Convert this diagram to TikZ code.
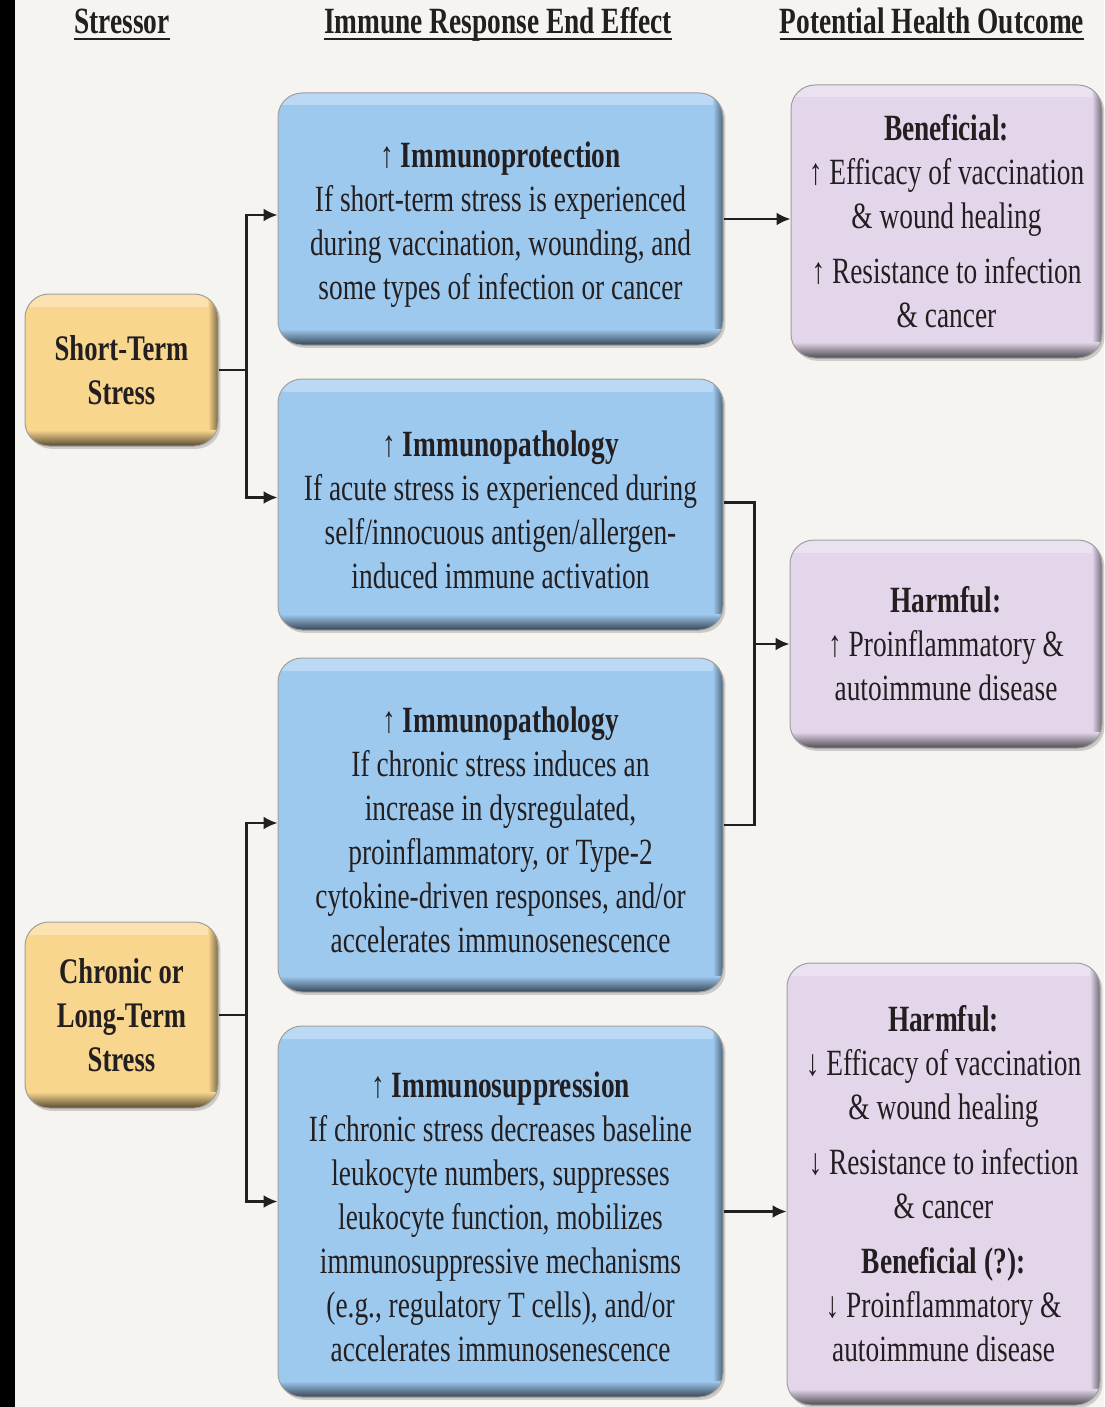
\documentclass[tikz,border=0pt]{standalone}
\usepackage{fontspec}
\setmainfont[FakeStretch=0.74]{Liberation Serif}
\usetikzlibrary{shadows, arrows.meta}

\definecolor{bgpaper}{RGB}{245,244,240}
\definecolor{stressfill}{RGB}{249,214,142}
\definecolor{effectfill}{RGB}{158,201,239}
\definecolor{outcomefill}{RGB}{227,214,235}
\definecolor{inkgray}{RGB}{35,31,32}

\newcommand{\toppad}{\rule{0pt}{18pt}}

\tikzset{
  box/.style={draw=gray!75, line width=0.5pt, rounded corners=12pt, align=center,
    inner sep=0pt, text=inkgray, fill=#1,
    font=\fontsize{18.5}{22}\selectfont,
    drop shadow={shadow xshift=1.2pt, shadow yshift=-1.4pt, opacity=0.35},
    path picture={
      \shade[sharp corners, top color=#1!70!white, bottom color=#1]
        (path picture bounding box.north west) rectangle ([yshift=-6pt]path picture bounding box.north east);
      \shade[sharp corners, left color=#1, right color=#1!50!black]
        ([xshift=-5pt]path picture bounding box.north east) rectangle (path picture bounding box.south east);
      \shade[sharp corners, top color=#1, bottom color=#1!35!black]
        ([yshift=8pt]path picture bounding box.south west) rectangle (path picture bounding box.south east);
    }},
  stressbox/.style={box=stressfill, font=\bfseries\fontsize{18}{22}\selectfont, minimum width=96.5pt},
  effectbox/.style={box=effectfill, minimum width=222.5pt},
  outcomebox/.style={box=outcomefill},
  head/.style={anchor=base, inner sep=0pt, text=inkgray, font=\bfseries\fontsize{18.5}{22}\selectfont},
  underl/.style={line width=1.4pt, inkgray},
  conn/.style={line width=1.2pt, inkgray},
  arr/.style={conn, -{Latex[length=7pt, width=6.5pt]}},
}

\begin{document}
\begin{tikzpicture}[x=0.5pt, y=0.5pt]
\useasboundingbox (0,0) rectangle (1104,-1407);
\fill[bgpaper] (0,0) rectangle (1104,-1407);
\fill[black] (0,0) rectangle (15,-1407);

% Column headings
\node[head] (hs) at (122,-34) {Stressor};
\node[head] (he) at (498,-34) {Immune Response End Effect};
\node[head] (ho) at (932,-34) {Potential Health Outcome};
\draw[underl] ([yshift=-2.5pt]hs.base west) -- ([yshift=-2.5pt]hs.base east);
\draw[underl] ([yshift=-2.5pt]he.base west) -- ([yshift=-2.5pt]he.base east);
\draw[underl] ([yshift=-2.5pt]ho.base west) -- ([yshift=-2.5pt]ho.base east);

% Stressors
\node[stressbox, minimum height=76pt] (st) at (121.5,-370) {Short-Term\\Stress};
\node[stressbox, minimum height=93pt] (ch) at (121.5,-1015) {Chronic or\\Long-Term\\Stress};

% Immune response end effects
\node[effectbox, minimum height=126pt] (b1) at (500.5,-219) {\toppad↑ \textbf{Immunoprotection}\\
  If short-term stress is experienced\\during vaccination, wounding, and\\some types of infection or cancer};
\node[effectbox, minimum height=125.5pt] (b2) at (500.5,-504.5) {\toppad↑ \textbf{Immunopathology}\\
  If acute stress is experienced during\\self/innocuous antigen/allergen-\\induced immune activation};
\node[effectbox, minimum height=167pt] (b3) at (500.5,-825) {\toppad↑ \textbf{Immunopathology}\\
  If chronic stress induces an\\increase in dysregulated,\\proinflammatory, or Type-2\\cytokine-driven responses, and/or\\accelerates immunosenescence};
\node[effectbox, minimum height=185.5pt] (b4) at (500.5,-1211.5) {\toppad↑ \textbf{Immunosuppression}\\
  If chronic stress decreases baseline\\leukocyte numbers, suppresses\\leukocyte function, mobilizes\\immunosuppressive mechanisms\\(e.g., regulatory T cells), and/or\\accelerates immunosenescence};

% Health outcomes
\node[outcomebox, minimum width=155.5pt, minimum height=136.5pt] (p1) at (946.5,-221.5) {\textbf{Beneficial:}\\
  ↑ Efficacy of vaccination\\\& wound healing\\[5.5pt]↑ Resistance to infection\\\& cancer};
\node[outcomebox, minimum width=156pt, minimum height=104pt] (p2) at (946,-644) {\textbf{Harmful:}\\
  ↑ Proinflammatory \&\\autoimmune disease};
\node[outcomebox, minimum width=156.5pt, minimum height=221pt] (p3) at (943.5,-1184) {\textbf{Harmful:}\\
  ↓ Efficacy of vaccination\\\& wound healing\\[5.5pt]↓ Resistance to infection\\\& cancer\\[5.5pt]
  \textbf{Beneficial (?):}\\↓ Proinflammatory \&\\autoimmune disease};

% Arrows
\draw[conn] (st.east) -- ++(28,0) coordinate (j1);
\draw[arr] (j1) |- ([yshift=2pt]b1.west);
\draw[arr] (j1) |- ([yshift=3.5pt]b2.west);
\draw[conn] (ch.east) -- ++(28,0) coordinate (j2);
\draw[arr] (j2) |- ([yshift=1pt]b3.west);
\draw[arr] (j2) |- ([yshift=5pt]b4.west);
\draw[arr] (b1.east) -- (b1.east -| p1.west);
\draw[conn] ([yshift=1pt]b2.east) -- ++(31,0) coordinate (k1) -- (k1 |- b3.east) -- (b3.east);
\draw[arr] (k1 |- p2.west) -- (p2.west);
\draw[arr] (b4.east) -- (b4.east -| p3.west);
\end{tikzpicture}
\end{document}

**Stated goal**
Make an exact copy of the data above, pictures excluded.

**Output for this task**
Convert this diagram to TikZ code.
\documentclass[tikz,border=0pt]{standalone}
\usepackage{fontspec}
\setmainfont[FakeStretch=0.74]{Liberation Serif}
\usetikzlibrary{shadows, arrows.meta}

\definecolor{bgpaper}{RGB}{245,244,240}
\definecolor{stressfill}{RGB}{249,214,142}
\definecolor{effectfill}{RGB}{158,201,239}
\definecolor{outcomefill}{RGB}{227,214,235}
\definecolor{inkgray}{RGB}{35,31,32}

\newcommand{\toppad}{\rule{0pt}{18pt}}

\tikzset{
  box/.style={draw=gray!75, line width=0.5pt, rounded corners=12pt, align=center,
    inner sep=0pt, text=inkgray, fill=#1,
    font=\fontsize{18.5}{22}\selectfont,
    drop shadow={shadow xshift=1.2pt, shadow yshift=-1.4pt, opacity=0.35},
    path picture={
      \shade[sharp corners, top color=#1!70!white, bottom color=#1]
        (path picture bounding box.north west) rectangle ([yshift=-6pt]path picture bounding box.north east);
      \shade[sharp corners, left color=#1, right color=#1!50!black]
        ([xshift=-5pt]path picture bounding box.north east) rectangle (path picture bounding box.south east);
      \shade[sharp corners, top color=#1, bottom color=#1!35!black]
        ([yshift=8pt]path picture bounding box.south west) rectangle (path picture bounding box.south east);
    }},
  stressbox/.style={box=stressfill, font=\bfseries\fontsize{18}{22}\selectfont, minimum width=96.5pt},
  effectbox/.style={box=effectfill, minimum width=222.5pt},
  outcomebox/.style={box=outcomefill},
  head/.style={anchor=base, inner sep=0pt, text=inkgray, font=\bfseries\fontsize{18.5}{22}\selectfont},
  underl/.style={line width=1.4pt, inkgray},
  conn/.style={line width=1.2pt, inkgray},
  arr/.style={conn, -{Latex[length=7pt, width=6.5pt]}},
}

\begin{document}
\begin{tikzpicture}[x=0.5pt, y=0.5pt]
\useasboundingbox (0,0) rectangle (1104,-1407);
\fill[bgpaper] (0,0) rectangle (1104,-1407);
\fill[black] (0,0) rectangle (15,-1407);

% Column headings
\node[head] (hs) at (122,-34) {Stressor};
\node[head] (he) at (498,-34) {Immune Response End Effect};
\node[head] (ho) at (932,-34) {Potential Health Outcome};
\draw[underl] ([yshift=-2.5pt]hs.base west) -- ([yshift=-2.5pt]hs.base east);
\draw[underl] ([yshift=-2.5pt]he.base west) -- ([yshift=-2.5pt]he.base east);
\draw[underl] ([yshift=-2.5pt]ho.base west) -- ([yshift=-2.5pt]ho.base east);

% Stressors
\node[stressbox, minimum height=76pt] (st) at (121.5,-370) {Short-Term\\Stress};
\node[stressbox, minimum height=93pt] (ch) at (121.5,-1015) {Chronic or\\Long-Term\\Stress};

% Immune response end effects
\node[effectbox, minimum height=126pt] (b1) at (500.5,-219) {\toppad↑ \textbf{Immunoprotection}\\
  If short-term stress is experienced\\during vaccination, wounding, and\\some types of infection or cancer};
\node[effectbox, minimum height=125.5pt] (b2) at (500.5,-504.5) {\toppad↑ \textbf{Immunopathology}\\
  If acute stress is experienced during\\self/innocuous antigen/allergen-\\induced immune activation};
\node[effectbox, minimum height=167pt] (b3) at (500.5,-825) {\toppad↑ \textbf{Immunopathology}\\
  If chronic stress induces an\\increase in dysregulated,\\proinflammatory, or Type-2\\cytokine-driven responses, and/or\\accelerates immunosenescence};
\node[effectbox, minimum height=185.5pt] (b4) at (500.5,-1211.5) {\toppad↑ \textbf{Immunosuppression}\\
  If chronic stress decreases baseline\\leukocyte numbers, suppresses\\leukocyte function, mobilizes\\immunosuppressive mechanisms\\(e.g., regulatory T cells), and/or\\accelerates immunosenescence};

% Health outcomes
\node[outcomebox, minimum width=155.5pt, minimum height=136.5pt] (p1) at (946.5,-221.5) {\textbf{Beneficial:}\\
  ↑ Efficacy of vaccination\\\& wound healing\\[5.5pt]↑ Resistance to infection\\\& cancer};
\node[outcomebox, minimum width=156pt, minimum height=104pt] (p2) at (946,-644) {\textbf{Harmful:}\\
  ↑ Proinflammatory \&\\autoimmune disease};
\node[outcomebox, minimum width=156.5pt, minimum height=221pt] (p3) at (943.5,-1184) {\textbf{Harmful:}\\
  ↓ Efficacy of vaccination\\\& wound healing\\[5.5pt]↓ Resistance to infection\\\& cancer\\[5.5pt]
  \textbf{Beneficial (?):}\\↓ Proinflammatory \&\\autoimmune disease};

% Arrows
\draw[conn] (st.east) -- ++(28,0) coordinate (j1);
\draw[arr] (j1) |- ([yshift=2pt]b1.west);
\draw[arr] (j1) |- ([yshift=3.5pt]b2.west);
\draw[conn] (ch.east) -- ++(28,0) coordinate (j2);
\draw[arr] (j2) |- ([yshift=1pt]b3.west);
\draw[arr] (j2) |- ([yshift=5pt]b4.west);
\draw[arr] (b1.east) -- (b1.east -| p1.west);
\draw[conn] ([yshift=1pt]b2.east) -- ++(31,0) coordinate (k1) -- (k1 |- b3.east) -- (b3.east);
\draw[arr] (k1 |- p2.west) -- (p2.west);
\draw[arr] (b4.east) -- (b4.east -| p3.west);
\end{tikzpicture}
\end{document}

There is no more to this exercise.